集合是一种鲁棒性很好的数据结构,应用在与当元素顺序的重要性不如元素的唯一性和测试元素是否包含在集合中的效率时,大部分情况下这种数据结构极其有用。表现形式通常是从列表中删除重复项以及相关的数学运算,如交集、并集、差分和对称差分等集合操作。
python的 set支持 x in set, len(set),和 for x in set。作为一个无序的数据结构,set 不记录元素位置或者插入点。因此,set 不支持 indexing, 或其它类序列的操作。
python的内置集合类型有两种:
set(): 一种可变的、无序的、有限的集合,其元素是唯一的、不可变的(可哈希的)对象
frozenset(): 一种不可变的、可哈希的、无序的集合,其元素是唯一的,不可变的哈希对象。
PyObject
在 set 中,对应的 set 的值的存储是通过结构 setentry来保存数据值的;
源文件:include/setobject.h
typedef struct {
PyObject *key;
Py_hash_t hash; /* Cached hash code of the key */
} setentry;
This subtype of PyObject is used to hold the internal data for both set and frozenset objects. It is like a PyDictObject in that it is a fixed size for small sets (much like tuple storage) and will point to a separate, variable sized block of memory for medium and large sized sets (much like list storage). None of the fields of this structure should be considered public and are subject to change. All access should be done through the documented API rather than by manipulating the values in the structure.
typedef struct {
PyObject_HEAD
Py_ssize_t fill; /* Number active and dummy entries*/ // 包括已经使用的entry与空entry值的总和
Py_ssize_t used; /* Number active entries */ // 已经使用可用的总量
/* The table contains mask + 1 slots, and that's a power of 2.
* We store the mask instead of the size because the mask is more
* frequently needed.
*/
Py_ssize_t mask; // 与hash求和的mask
/* The table points to a fixed-size smalltable for small tables
* or to additional malloc'ed memory for bigger tables.
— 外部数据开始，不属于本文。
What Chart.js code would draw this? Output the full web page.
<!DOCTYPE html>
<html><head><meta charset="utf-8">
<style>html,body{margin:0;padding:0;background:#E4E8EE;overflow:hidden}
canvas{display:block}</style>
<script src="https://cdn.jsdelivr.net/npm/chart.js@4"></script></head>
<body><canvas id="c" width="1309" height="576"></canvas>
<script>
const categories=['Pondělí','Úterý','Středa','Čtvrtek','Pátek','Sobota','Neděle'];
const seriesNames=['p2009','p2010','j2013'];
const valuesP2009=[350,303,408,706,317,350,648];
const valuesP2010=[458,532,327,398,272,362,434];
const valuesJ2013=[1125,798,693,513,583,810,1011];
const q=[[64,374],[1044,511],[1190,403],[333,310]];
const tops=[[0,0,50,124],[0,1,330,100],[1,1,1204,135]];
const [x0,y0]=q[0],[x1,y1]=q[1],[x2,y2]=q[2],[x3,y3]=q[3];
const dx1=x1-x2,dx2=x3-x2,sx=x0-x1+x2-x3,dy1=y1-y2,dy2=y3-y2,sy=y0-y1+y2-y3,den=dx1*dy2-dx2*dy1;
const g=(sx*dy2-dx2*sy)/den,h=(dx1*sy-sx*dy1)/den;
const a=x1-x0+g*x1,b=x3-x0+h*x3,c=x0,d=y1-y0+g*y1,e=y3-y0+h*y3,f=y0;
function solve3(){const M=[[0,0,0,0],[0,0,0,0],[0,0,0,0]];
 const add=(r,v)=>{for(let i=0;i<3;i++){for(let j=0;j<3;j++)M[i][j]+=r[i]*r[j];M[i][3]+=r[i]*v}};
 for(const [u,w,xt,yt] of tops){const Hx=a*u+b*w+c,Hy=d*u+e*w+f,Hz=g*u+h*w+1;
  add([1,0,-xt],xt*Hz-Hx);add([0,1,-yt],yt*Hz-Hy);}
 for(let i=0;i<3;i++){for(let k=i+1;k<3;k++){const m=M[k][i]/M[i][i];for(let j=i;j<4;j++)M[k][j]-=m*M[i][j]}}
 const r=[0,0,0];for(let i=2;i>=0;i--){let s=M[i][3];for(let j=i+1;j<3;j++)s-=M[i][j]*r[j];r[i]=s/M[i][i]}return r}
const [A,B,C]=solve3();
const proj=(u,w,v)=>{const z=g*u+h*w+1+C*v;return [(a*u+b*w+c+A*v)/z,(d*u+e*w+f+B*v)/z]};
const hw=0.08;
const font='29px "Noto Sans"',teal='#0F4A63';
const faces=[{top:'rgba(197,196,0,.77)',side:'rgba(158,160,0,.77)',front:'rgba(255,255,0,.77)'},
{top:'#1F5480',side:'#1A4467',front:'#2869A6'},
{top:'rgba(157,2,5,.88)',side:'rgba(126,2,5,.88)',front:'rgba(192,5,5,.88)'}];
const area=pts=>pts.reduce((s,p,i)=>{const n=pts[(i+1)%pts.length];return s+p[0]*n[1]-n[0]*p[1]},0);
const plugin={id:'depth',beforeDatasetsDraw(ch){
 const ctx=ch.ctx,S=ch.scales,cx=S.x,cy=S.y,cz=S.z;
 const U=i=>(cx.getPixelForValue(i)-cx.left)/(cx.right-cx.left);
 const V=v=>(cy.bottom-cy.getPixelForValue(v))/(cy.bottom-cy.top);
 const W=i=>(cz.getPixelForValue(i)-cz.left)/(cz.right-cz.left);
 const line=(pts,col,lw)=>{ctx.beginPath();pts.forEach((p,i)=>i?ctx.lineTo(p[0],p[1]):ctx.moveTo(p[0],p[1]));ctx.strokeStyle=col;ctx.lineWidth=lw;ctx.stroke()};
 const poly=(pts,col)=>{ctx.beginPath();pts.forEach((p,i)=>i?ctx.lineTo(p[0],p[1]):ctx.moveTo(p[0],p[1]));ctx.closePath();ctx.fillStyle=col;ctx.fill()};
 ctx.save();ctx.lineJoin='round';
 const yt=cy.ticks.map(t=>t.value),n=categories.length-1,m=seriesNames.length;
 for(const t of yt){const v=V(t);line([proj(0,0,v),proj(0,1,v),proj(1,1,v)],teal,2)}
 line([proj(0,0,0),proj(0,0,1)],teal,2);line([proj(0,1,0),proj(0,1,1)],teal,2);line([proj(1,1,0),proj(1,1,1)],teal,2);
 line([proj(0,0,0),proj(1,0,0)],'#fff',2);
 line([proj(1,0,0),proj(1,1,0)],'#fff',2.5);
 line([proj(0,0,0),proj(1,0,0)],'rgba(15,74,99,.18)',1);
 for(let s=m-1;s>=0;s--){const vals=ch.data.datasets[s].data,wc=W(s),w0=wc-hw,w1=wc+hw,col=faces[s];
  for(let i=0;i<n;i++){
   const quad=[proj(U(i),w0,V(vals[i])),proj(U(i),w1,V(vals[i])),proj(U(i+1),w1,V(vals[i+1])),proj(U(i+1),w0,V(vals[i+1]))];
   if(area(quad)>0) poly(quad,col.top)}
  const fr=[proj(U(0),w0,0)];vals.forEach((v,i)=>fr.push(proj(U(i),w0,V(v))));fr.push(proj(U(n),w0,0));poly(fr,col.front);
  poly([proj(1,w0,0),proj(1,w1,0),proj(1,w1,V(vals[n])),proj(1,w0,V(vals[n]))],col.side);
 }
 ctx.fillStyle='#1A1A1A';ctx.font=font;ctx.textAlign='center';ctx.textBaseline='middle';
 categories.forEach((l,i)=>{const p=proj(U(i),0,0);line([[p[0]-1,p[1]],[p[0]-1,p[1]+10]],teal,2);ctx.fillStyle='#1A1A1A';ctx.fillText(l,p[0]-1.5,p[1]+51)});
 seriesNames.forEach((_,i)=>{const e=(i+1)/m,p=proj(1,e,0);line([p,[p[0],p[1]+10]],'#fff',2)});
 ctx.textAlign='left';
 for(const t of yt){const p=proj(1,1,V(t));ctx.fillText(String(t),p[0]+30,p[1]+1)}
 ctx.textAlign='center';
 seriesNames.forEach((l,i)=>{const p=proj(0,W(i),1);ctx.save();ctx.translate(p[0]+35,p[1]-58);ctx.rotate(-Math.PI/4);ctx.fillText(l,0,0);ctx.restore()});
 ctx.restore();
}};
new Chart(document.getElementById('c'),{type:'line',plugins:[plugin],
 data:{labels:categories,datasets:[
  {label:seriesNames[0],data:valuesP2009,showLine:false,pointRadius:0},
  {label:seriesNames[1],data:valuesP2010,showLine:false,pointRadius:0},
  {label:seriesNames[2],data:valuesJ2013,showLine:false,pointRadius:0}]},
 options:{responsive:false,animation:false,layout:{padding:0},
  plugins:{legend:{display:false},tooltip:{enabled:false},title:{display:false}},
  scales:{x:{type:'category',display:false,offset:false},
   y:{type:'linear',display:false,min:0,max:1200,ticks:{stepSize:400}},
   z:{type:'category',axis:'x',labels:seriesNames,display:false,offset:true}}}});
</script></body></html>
* The table pointer is never NULL which saves us from repeated
* runtime null-tests.
*/
setentry *table; // 保存数据的数组数组指针
Py_hash_t hash; /* Only used by frozenset objects */
Py_ssize_t finger; /* Search finger for pop() */
setentry smalltable[PySet_MINSIZE]; // 保存数据的数组 默认初始化为8个元素,通过table指向
PyObject *weakreflist; /* List of weak references */
} PySetObject;
总之一个 set 就对应一个 PySetObject 类型数据,set 会根据保存的元素自动调整大小。